= STATED TASK =
Only the lines from the start of the data to the line containing "from matplotlib.patches import Patch", both included, should be output, exactly and without pictures.

= DATA TO PROCESS =
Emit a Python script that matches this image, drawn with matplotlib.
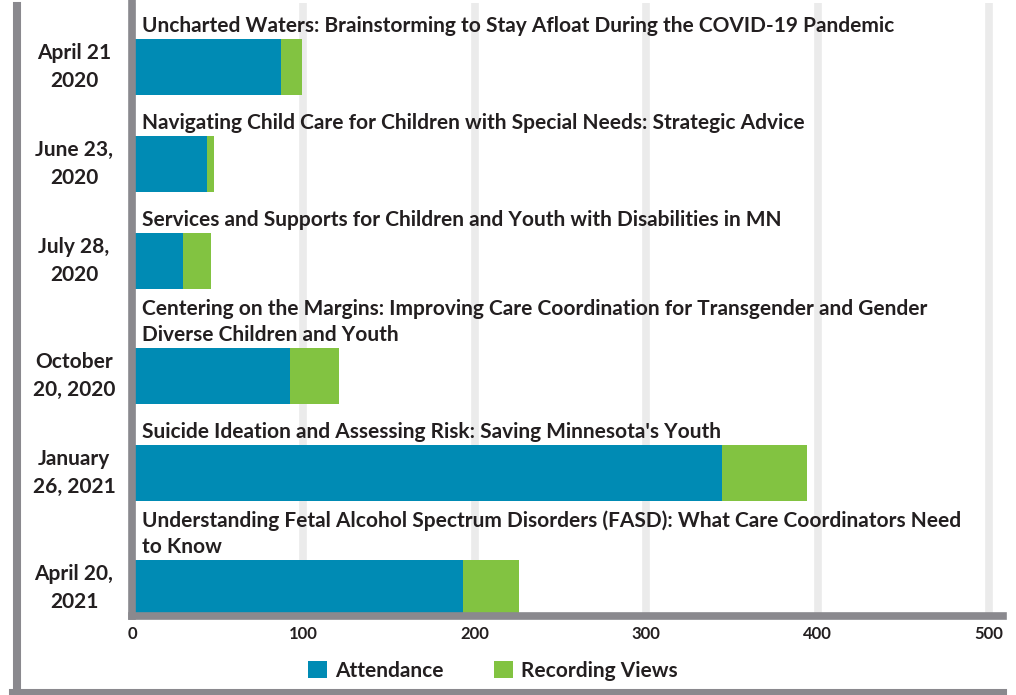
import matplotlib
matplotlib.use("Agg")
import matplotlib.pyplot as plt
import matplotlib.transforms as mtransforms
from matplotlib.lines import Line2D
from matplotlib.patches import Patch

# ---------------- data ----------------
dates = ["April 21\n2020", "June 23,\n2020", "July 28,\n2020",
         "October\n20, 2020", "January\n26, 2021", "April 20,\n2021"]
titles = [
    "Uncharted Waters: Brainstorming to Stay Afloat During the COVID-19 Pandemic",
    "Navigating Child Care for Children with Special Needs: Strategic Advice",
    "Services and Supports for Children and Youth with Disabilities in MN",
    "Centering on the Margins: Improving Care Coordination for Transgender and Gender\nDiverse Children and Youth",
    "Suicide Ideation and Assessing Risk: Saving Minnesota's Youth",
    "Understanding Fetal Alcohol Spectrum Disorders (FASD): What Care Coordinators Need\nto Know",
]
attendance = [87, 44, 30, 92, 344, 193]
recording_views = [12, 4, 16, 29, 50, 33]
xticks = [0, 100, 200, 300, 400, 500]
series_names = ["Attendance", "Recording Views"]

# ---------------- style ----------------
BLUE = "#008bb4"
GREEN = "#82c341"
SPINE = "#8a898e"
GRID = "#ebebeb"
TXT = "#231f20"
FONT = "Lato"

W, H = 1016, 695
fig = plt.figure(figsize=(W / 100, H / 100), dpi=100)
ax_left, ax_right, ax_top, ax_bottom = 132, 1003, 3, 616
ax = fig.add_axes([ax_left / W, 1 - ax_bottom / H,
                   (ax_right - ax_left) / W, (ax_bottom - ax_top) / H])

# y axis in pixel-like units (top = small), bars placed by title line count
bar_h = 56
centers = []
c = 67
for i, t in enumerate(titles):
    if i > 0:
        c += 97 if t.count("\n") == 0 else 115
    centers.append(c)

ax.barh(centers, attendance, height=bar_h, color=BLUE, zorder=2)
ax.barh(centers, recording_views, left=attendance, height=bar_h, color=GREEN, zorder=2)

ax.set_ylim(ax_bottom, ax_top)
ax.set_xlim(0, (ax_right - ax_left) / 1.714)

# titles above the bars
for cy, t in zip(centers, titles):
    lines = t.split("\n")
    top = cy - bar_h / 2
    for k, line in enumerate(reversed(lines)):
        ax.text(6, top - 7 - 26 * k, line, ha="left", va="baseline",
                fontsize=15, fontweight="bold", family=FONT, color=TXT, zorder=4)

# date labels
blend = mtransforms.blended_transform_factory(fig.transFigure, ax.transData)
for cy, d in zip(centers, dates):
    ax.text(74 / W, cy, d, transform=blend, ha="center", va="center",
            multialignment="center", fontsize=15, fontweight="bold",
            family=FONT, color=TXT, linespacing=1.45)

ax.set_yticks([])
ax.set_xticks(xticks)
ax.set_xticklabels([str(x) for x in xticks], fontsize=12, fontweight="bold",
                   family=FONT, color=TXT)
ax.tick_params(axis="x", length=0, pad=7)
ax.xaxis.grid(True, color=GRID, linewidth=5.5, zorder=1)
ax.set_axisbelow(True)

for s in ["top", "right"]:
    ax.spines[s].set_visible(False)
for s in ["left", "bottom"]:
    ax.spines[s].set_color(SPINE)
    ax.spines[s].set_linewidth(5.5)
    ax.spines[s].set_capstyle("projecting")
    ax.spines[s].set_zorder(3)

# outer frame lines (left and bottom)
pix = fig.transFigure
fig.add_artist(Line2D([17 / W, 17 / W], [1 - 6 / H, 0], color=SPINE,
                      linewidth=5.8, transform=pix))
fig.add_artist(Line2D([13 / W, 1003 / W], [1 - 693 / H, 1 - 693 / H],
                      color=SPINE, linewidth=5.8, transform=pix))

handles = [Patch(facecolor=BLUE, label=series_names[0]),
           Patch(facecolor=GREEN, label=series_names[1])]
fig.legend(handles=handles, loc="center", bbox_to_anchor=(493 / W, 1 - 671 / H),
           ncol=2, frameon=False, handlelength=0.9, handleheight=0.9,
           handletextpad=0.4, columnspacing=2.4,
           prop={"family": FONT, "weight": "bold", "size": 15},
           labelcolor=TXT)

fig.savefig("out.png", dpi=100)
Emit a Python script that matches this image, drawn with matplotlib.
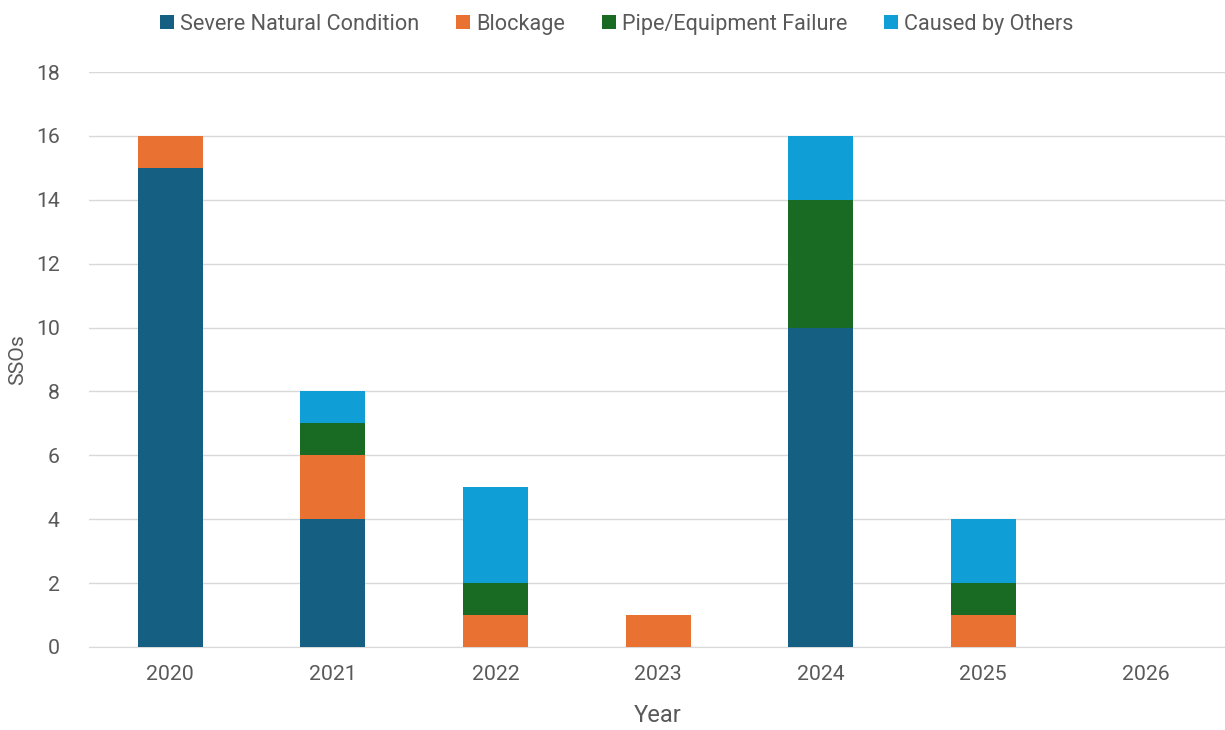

= TASK SOLUTION =
Emit a Python script that matches this image, drawn with matplotlib.
import matplotlib
matplotlib.use("Agg")
import matplotlib.pyplot as plt
import matplotlib.transforms as mtransforms
from matplotlib.lines import Line2D
from matplotlib.patches import Patch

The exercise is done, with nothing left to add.